Here’s another quote from Resurgent in the Midst of Crisis: Sacred
Liturgy, the Traditional Latin Mass, and Renewal in the Church, by Peter
Kwasniewski:
In
the old structure of the sanctuary, everything leads the eyes and the soul up
to the majestic altar of God, where our youth is replenished where the Lion of
Judah, with all the roaring of silence, descends in a flash of invisible light.
There, in the empty and silent sanctuary, is the symbol of the soul thirsting
for God, the soul which lacks and knows where to find its plenitude. In the
space, the very space is a home for
the homeless God who dwells everywhere and nowhere, who dwells in inaccessible
light.
I have noted more and more just
how much noise we experience in the novus ordo Mass. Sometimes I think to
myself, as I listen to the priest recite every word aloud, “could you please
just stop talking for a minute and let me focus?!” In the Traditional Latin
Mass, so much of what the priest prays is silent. I follow along with the
prayers in the missal; I don’t need to hear them all said aloud. Also,
sometimes, I don’t follow along! I
let the priest do his “job” of taking the prayers to God for me; I know what he’s
saying, and I rest in a more contemplative mental silence while he prays
silently.
The paragraph goes on to
describe the role of the priest. This description, when I really think about
it, actually gives me chills. This is
what I experience at the extraordinary form of the Mass, though I could never
have articulated it in this way:
Moreover, the priest standing at the altar,
the small priest swallowed in the empty space and in the silence, his arms
raised in a solemnly hushed prayer of sacrifice, represents the ultimate
smallness, one might even say the nothingness, and yet the infinite dignity and
incomparable glory of man incorporated into the Mystical Body of Christ,
offering the very sacrifice of Jesus Christ (per ipsum, et cum ipso, et in ipso…) – he is a true participant in
the cosmic liturgy, where earth and heaven unite in the person of Jesus Christ,
the Eternal High Priest. This one lowly man, ordained to mediate as a living
sign of the sole Mediator, stands there at the juncture of every ontological
axis. He is, for a moment, the centermost point of the cosmos, in imitation of
Christ, the Word through whom all things live and move and have their being.

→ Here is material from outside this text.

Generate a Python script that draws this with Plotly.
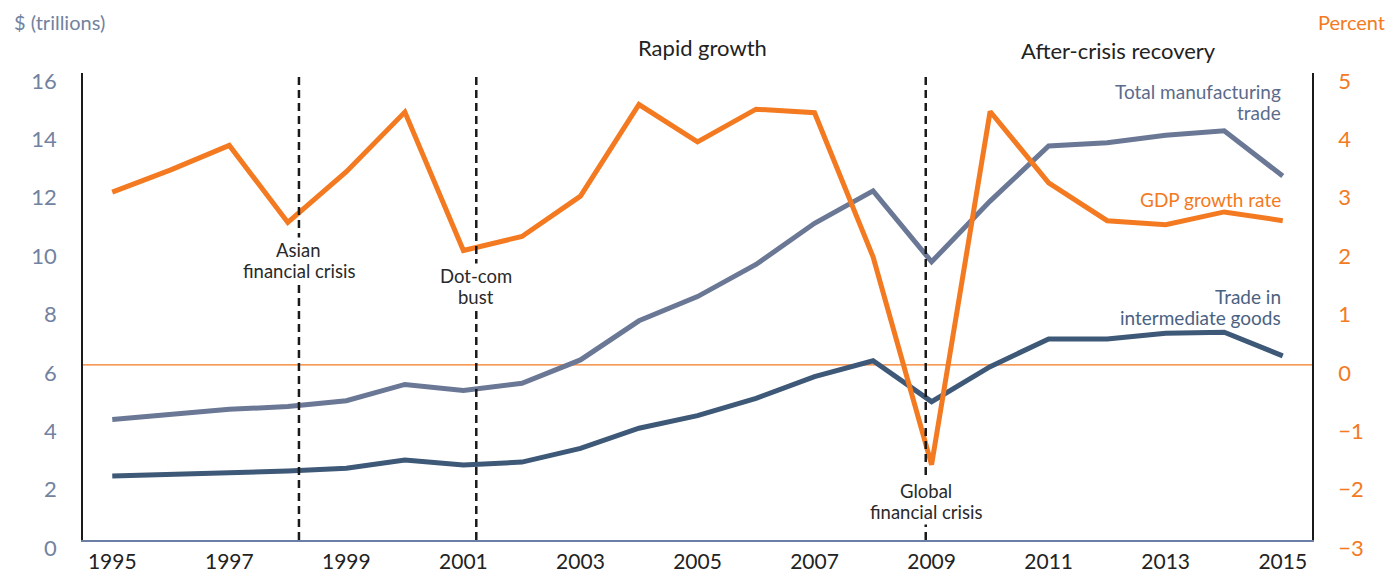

Does that describe the priest
at a novus ordo Mass? Certainly not
in my experience! Even the most reverent priest saying the new Mass in the
vernacular while facing the people has an air of the mundane about him. It’s
just not the same.
No wonder the old Mass has
converted people to Catholicism! I don’t think the new Mass does so; in fact, I
have always maintained that I came into the Church in spite of the way Mass was
celebrated, rather than because of it!
Lord Jesus Christ, have mercy on me!